這段文字提供可視需要調整的提示範本,以及與 GCP Vertex AI API 互動的關鍵函式。

# GCP Vertex AI API

client = genai.Client(vertexai=True, project=PROJECT_ID, location=LOCATION)
model = client.models

def request_gemini(prompt, video_link):
  video_extraction_json_generation_config = GenerateContentConfig(
    temperature=0.0,
    max_output_tokens=2048,
  )

  contents = [
      Part.from_uri(
          file_uri=video_link,
          mime_type="video/mp4",
      ),
      prompt
  ]

  response = model.generate_content(
      model=LANGUAGE_MODEL,
      contents=contents,
      config=video_extraction_json_generation_config
  )

  try:
    return response.text
  except:
    return response.GenerateContentResponse

def create_prompt(yt_title, yt_description, yt_link):
  return f"""### Task: You are a highly specialized marketer and YouTube expert working for the brand or company, {BRAND_NAME}.
Your boss is wondering which a video to use to promote their company's advertisements and which a YouTuber to promote their advertisements with in the future. You are the expert who can give your boss the most suitable suggestions.
Analyze the video according to the criteria below and solve your boss's worries.

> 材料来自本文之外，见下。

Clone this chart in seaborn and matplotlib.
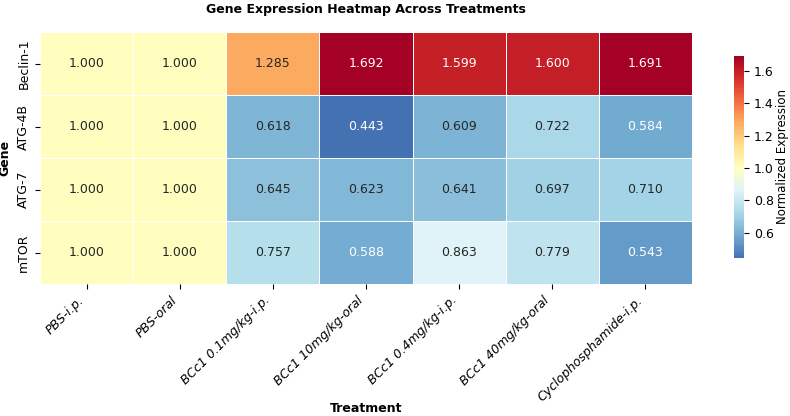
import numpy as np
import pandas as pd
import matplotlib
matplotlib.use("Agg")
import matplotlib.pyplot as plt
import seaborn as sns

# data
genes = ["Beclin-1", "ATG-4B", "ATG-7", "mTOR"]
treatments = ["PBS-i.p.", "PBS-oral", "BCc1 0.1mg/kg-i.p.", "BCc1 10mg/kg-oral",
              "BCc1 0.4mg/kg-i.p.", "BCc1 40mg/kg-oral", "Cyclophosphamide-i.p."]
beclin1 = [1.000, 1.000, 1.285, 1.692, 1.599, 1.600, 1.691]
atg4b = [1.000, 1.000, 0.618, 0.443, 0.609, 0.722, 0.584]
atg7 = [1.000, 1.000, 0.645, 0.623, 0.641, 0.697, 0.710]
mtor = [1.000, 1.000, 0.757, 0.588, 0.863, 0.779, 0.543]

df = pd.DataFrame([beclin1, atg4b, atg7, mtor], index=genes, columns=treatments)

fig = plt.figure(figsize=(7.9, 4.16), dpi=100)
ax = fig.add_axes([40 / 790, 1 - 284 / 416, 652 / 790, 252 / 416])
cax = fig.add_axes([734 / 790, 1 - 258 / 416, 10 / 790, 202 / 416])

sns.heatmap(df, annot=True, fmt=".3f", cmap="RdYlBu_r", center=1.0,
            linewidths=0.5, linecolor="white", ax=ax, cbar_ax=cax,
            annot_kws={"size": 9})

ax.set_title("Gene Expression Heatmap Across Treatments", fontsize=9,
             fontweight="bold", pad=14)
ax.set_xlabel("Treatment", fontsize=9, fontweight="bold")
ax.xaxis.set_label_coords(0.5, -0.468)
ax.set_ylabel("Gene", fontsize=9, fontweight="bold")
ax.set_xticklabels(ax.get_xticklabels(), rotation=45, ha="right",
                   fontstyle="italic", fontsize=9)
ax.set_yticklabels(ax.get_yticklabels(), rotation=90, va="center", fontsize=9)
cax.tick_params(labelsize=9)
cax.set_ylabel("Normalized Expression", fontsize=8.5, labelpad=2)

fig.savefig("out.png", dpi=100)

### Criteria: Now you review the video.
If you evaluate it using the following criteria, you will be able to receive a better evaluation.

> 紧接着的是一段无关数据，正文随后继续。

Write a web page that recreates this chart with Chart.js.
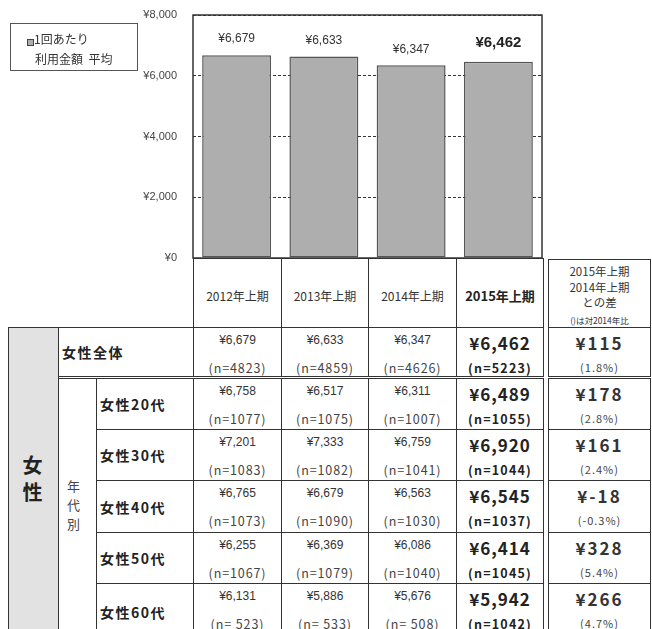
<!DOCTYPE html>
<html lang="ja">
<head>
<meta charset="utf-8">
<script src="https://cdn.jsdelivr.net/npm/chart.js@4.4.0/dist/chart.umd.min.js"></script>
<style>
  html, body { margin: 0; padding: 0; background: #fff; }
  #page { position: relative; width: 652px; height: 629px; overflow: hidden;
          font-family: "Noto Sans CJK JP", sans-serif; color: #333; }
  #chartBox { position: absolute; left: 0; top: 0; width: 652px; height: 272px; z-index: 2; }
  .cell { position: absolute; box-sizing: border-box; border: 1px solid #333; background: #fff; }
  .txt { position: absolute; left: 0; right: 0; text-align: center; white-space: pre;
         line-height: 1; transform: translateY(-50%); }
  .val { font: 12px "Liberation Sans", sans-serif; color: #333; }
  .n { font: 12.5px "Noto Sans CJK JP", sans-serif; color: #444; letter-spacing: 0.9px; }
  .bigval { font: bold 17px "Noto Sans CJK JP", sans-serif; color: #222; letter-spacing: 1px; }
  .bign { font: bold 12.5px "Noto Sans CJK JP", sans-serif; color: #222; letter-spacing: 1.2px; }
  .diffval { font: bold 17px "Noto Sans CJK JP", sans-serif; color: #333; letter-spacing: 2px; }
  .diffpct { font: 11px "Noto Sans CJK JP", sans-serif; color: #444; letter-spacing: 1px; }
  .rowlab { position: absolute; top: 50%; transform: translateY(-50%); white-space: nowrap;
            font: bold 14px "Noto Sans CJK JP", sans-serif; color: #222; letter-spacing: 1.5px; line-height: 1; }
  .head { font: 12px "Noto Sans CJK JP", sans-serif; color: #333; }
  .headbold { font: bold 13px "Noto Sans CJK JP", sans-serif; color: #222; }
  #legendBox { position: absolute; left: 10px; top: 23px; width: 128px; height: 48px; box-sizing: border-box;
               border: 1px solid #555; font: 12px "Noto Sans CJK JP", sans-serif; color: #333; z-index: 3; }
  #legendBox .sw { position: absolute; left: 16px; top: 15px; width: 5px; height: 5px;
                   background: #aeaeae; border: 1px solid #444; }
</style>
</head>
<body>
<div id="page">
  <div id="legendBox">
    <span class="sw"></span>
    <div style="position:absolute;left:23px;top:9px;line-height:1;">1回あたり</div>
    <div style="position:absolute;left:24px;top:29px;line-height:1;">利用金額&nbsp;&nbsp;平均</div>
  </div>
  <div id="chartBox"><canvas id="myChart"></canvas></div>
</div>
<script>
// Periods (bar categories / table columns)
var periods = ['2012年上期', '2013年上期', '2014年上期', '2015年上期'];

// Average spend per use, with sample sizes
var rowLabels = ['女性全体', '女性20代', '女性30代', '女性40代', '女性50代', '女性60代'];
var avgAll = [6679, 6633, 6347, 6462];
var nAll   = [4823, 4859, 4626, 5223];
var avg20s = [6758, 6517, 6311, 6489];
var n20s   = [1077, 1075, 1007, 1055];
var avg30s = [7201, 7333, 6759, 6920];
var n30s   = [1083, 1082, 1041, 1044];
var avg40s = [6765, 6679, 6563, 6545];
var n40s   = [1073, 1090, 1030, 1037];
var avg50s = [6255, 6369, 6086, 6414];
var n50s   = [1067, 1079, 1040, 1045];
var avg60s = [6131, 5886, 5676, 5942];
var n60s   = [523, 533, 508, 1042];

// 2015 vs 2014 difference
var diffYen = [115, 178, 161, -18, 328, 266];
var diffPct = ['1.8', '2.8', '2.4', '-0.3', '5.4', '4.7'];

// Y axis ticks
var yTicks = [0, 2000, 4000, 6000, 8000];

function yen(v) { return '¥' + v.toLocaleString('en-US'); }

// plot frame + value labels above bars
var frameAndLabels = {
    id: 'frameAndLabels',
    beforeDatasetsDraw: function(chart) {
        var ctx = chart.ctx, a = chart.chartArea;
        ctx.save();
        ctx.strokeStyle = '#333';
        ctx.lineWidth = 1.5;
        ctx.strokeRect(a.left, a.top, a.right - a.left, a.bottom - a.top);
        ctx.restore();
    },
    afterDatasetsDraw: function(chart) {
        var ctx = chart.ctx;
        var meta = chart.getDatasetMeta(0);
        meta.data.forEach(function(bar, i) {
            var last = (i === meta.data.length - 1);
            ctx.save();
            ctx.font = last ? 'bold 15px "Liberation Sans"' : '12px "Liberation Sans"';
            ctx.fillStyle = last ? '#222' : '#333';
            ctx.textAlign = 'center';
            ctx.textBaseline = 'middle';
            ctx.fillText(yen(avgAll[i]), bar.x, bar.y - (last ? 19 : 16));
            ctx.restore();
        });
    }
};

var ctx = document.getElementById('myChart').getContext('2d');
var myChart = new Chart(ctx, {
    type: 'bar',
    data: {
        labels: periods,
        datasets: [{
            label: '1回あたり利用金額 平均',
            data: avgAll,
            backgroundColor: '#aeaeae',
            borderColor: '#555',
            borderWidth: 1.5,
            borderSkipped: false,
            barPercentage: 0.79,
            categoryPercentage: 1
        }]
    },
    options: {
        responsive: true,
        maintainAspectRatio: false,
        animation: false,
        devicePixelRatio: 1,
        layout: { padding: { left: 0, right: 110, top: 15, bottom: 14 } },
        plugins: { legend: { display: false }, tooltip: { enabled: false } },
        scales: {
            x: { display: false },
            y: {
                min: 0,
                max: 8000,
                afterBuildTicks: function(scale) {
                    scale.ticks = yTicks.map(function(v) { return { value: v }; });
                },
                afterFit: function(scale) {
                    scale.width = 193;
                    // tick padding is horizontal only here
                    scale.paddingTop = 0;
                    scale.paddingBottom = 0;
                },
                ticks: {
                    padding: 16,
                    color: '#444',
                    font: { family: 'Liberation Sans', size: 11 },
                    callback: function(v) { return yen(v); }
                },
                grid: { color: '#333', lineWidth: 1, drawTicks: false },
                border: { display: false, dash: [3, 2] }
            }
        }
    },
    plugins: [frameAndLabels]
});

// ---- table under the chart ----
var page = document.getElementById('page');
var colX = [193, 281, 368, 456, 543];
var diffX = [548, 650];
var rowTop = [327, 378, 429, 480, 532, 583];
var rowBot = [376, 429, 480, 532, 583, 640];
var rowAvg = [avgAll, avg20s, avg30s, avg40s, avg50s, avg60s];
var rowN = [nAll, n20s, n30s, n40s, n50s, n60s];

function box(x1, y1, x2, y2) {
    var d = document.createElement('div');
    d.className = 'cell';
    d.style.left = x1 + 'px';
    d.style.top = y1 + 'px';
    d.style.width = (x2 - x1 + 1) + 'px';
    d.style.height = (y2 - y1 + 1) + 'px';
    page.appendChild(d);
    return d;
}
function text(parent, str, cy, cls) {
    var s = document.createElement('div');
    s.className = 'txt ' + cls;
    s.style.top = cy + 'px';
    s.textContent = str;
    parent.appendChild(s);
    return s;
}

// header row
periods.forEach(function(p, i) {
    var b = box(colX[i], 258, colX[i + 1], 327);
    text(b, p, 36, i === periods.length - 1 ? 'headbold' : 'head');
});
var dh = box(diffX[0], 259, diffX[1], 327);
text(dh, '2015年上期', 11, 'head').style.fontSize = '11.5px';
text(dh, '2014年上期', 27, 'head').style.fontSize = '11.5px';
text(dh, 'との差', 42, 'head').style.fontSize = '11.5px';
text(dh, '()は対2014年比', 60, 'head').style.fontSize = '8.5px';

// side label cells
var outer = box(8, 327, 58, 640);
outer.style.background = '#e2e2e2';
var big = document.createElement('div');
big.textContent = '女性';
big.style.cssText = 'position:absolute;left:13px;top:127px;writing-mode:vertical-rl;font:bold 20px "Noto Sans CJK JP";letter-spacing:7px;color:#222;line-height:1;';
outer.appendChild(big);

var age = box(58, 378, 96, 640);
var ageTxt = document.createElement('div');
ageTxt.textContent = '年代別';
ageTxt.style.cssText = 'position:absolute;left:8px;top:101px;writing-mode:vertical-rl;font:13px "Noto Sans CJK JP";letter-spacing:6px;color:#444;line-height:1;';
age.appendChild(ageTxt);

// body rows
rowLabels.forEach(function(lab, r) {
    var y1 = rowTop[r], y2 = rowBot[r];
    var lb = r === 0 ? box(58, y1, 193, y2) : box(96, y1, 193, y2);
    var l = document.createElement('div');
    l.className = 'rowlab';
    l.style.left = '3px';
    l.textContent = lab;
    lb.appendChild(l);

    rowAvg[r].forEach(function(v, i) {
        var b = box(colX[i], y1, colX[i + 1], y2);
        var last = (i === periods.length - 1);
        var nStr = '(n=' + String(rowN[r][i]).padStart(4, ' ') + ')';
        text(b, yen(v), last ? 14 : 12, last ? 'bigval' : 'val');
        text(b, nStr, 39, last ? 'bign' : 'n');
    });

    var d = box(diffX[0], y1, diffX[1], y2);
    text(d, '¥' + diffYen[r], 14, 'diffval');
    text(d, '(' + diffPct[r] + '%)', 39, 'diffpct');
});
</script>
</body>
</html>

1. Whether the video mentions brand, {BRAND_NAME}.
2. Whether the video views {BRAND_NAME} positively or negatively.
3. Whether the video would be suitable for marketing purposes.

### Context and Contents:
Your Company Information:
- Company Description: {MY_COMPANY_INFO}
- Brand: {BRAND_NAME}

Analysis subject:
- YouTube title: {yt_title}
- YouTube description: {yt_description}
- YouTube link: {yt_link}

### Answer Format:
brand_relevance_score: (Integer between 0 and 100 - If this video is more relative about the {BRAND_NAME}, it will score higher)
brand_positive_score: (Integer between 0 and 100 - If this video is positive about the {BRAND_NAME}, it will score higher)
brand_negative_score: (Integer between 0 and 100 - If this video is negative about the {BRAND_NAME}, it will score higher)
video_content_summary: (Summarize the content of the video like overview)
video_brand_summary: (Summarize the content about your brand, {BRAND_NAME})
opinion: (Why this video is suitable for promoting your company or product)

### Examples:
brand_relevance_score: 100
brand_positive_score: 80
brand_negative_score: 0
video_content_summary: YouTubers introduce various electronic products in their videos.
video_brand_summary: The brand products mentioned in the video have their advantages well explained by the YouTuber.
opinion: Consumers are more likely to think positively about the advantages of the product.

### Caution:
DO NOT fabricate information.
DO NOT imagine things.
DO NOT Markdown format.
DO Analyze each video based on the criteria mentioned above.
DO Analyze after watching the whole video.
DO write the results for summary as {GENERATION_LANGUAGE}."""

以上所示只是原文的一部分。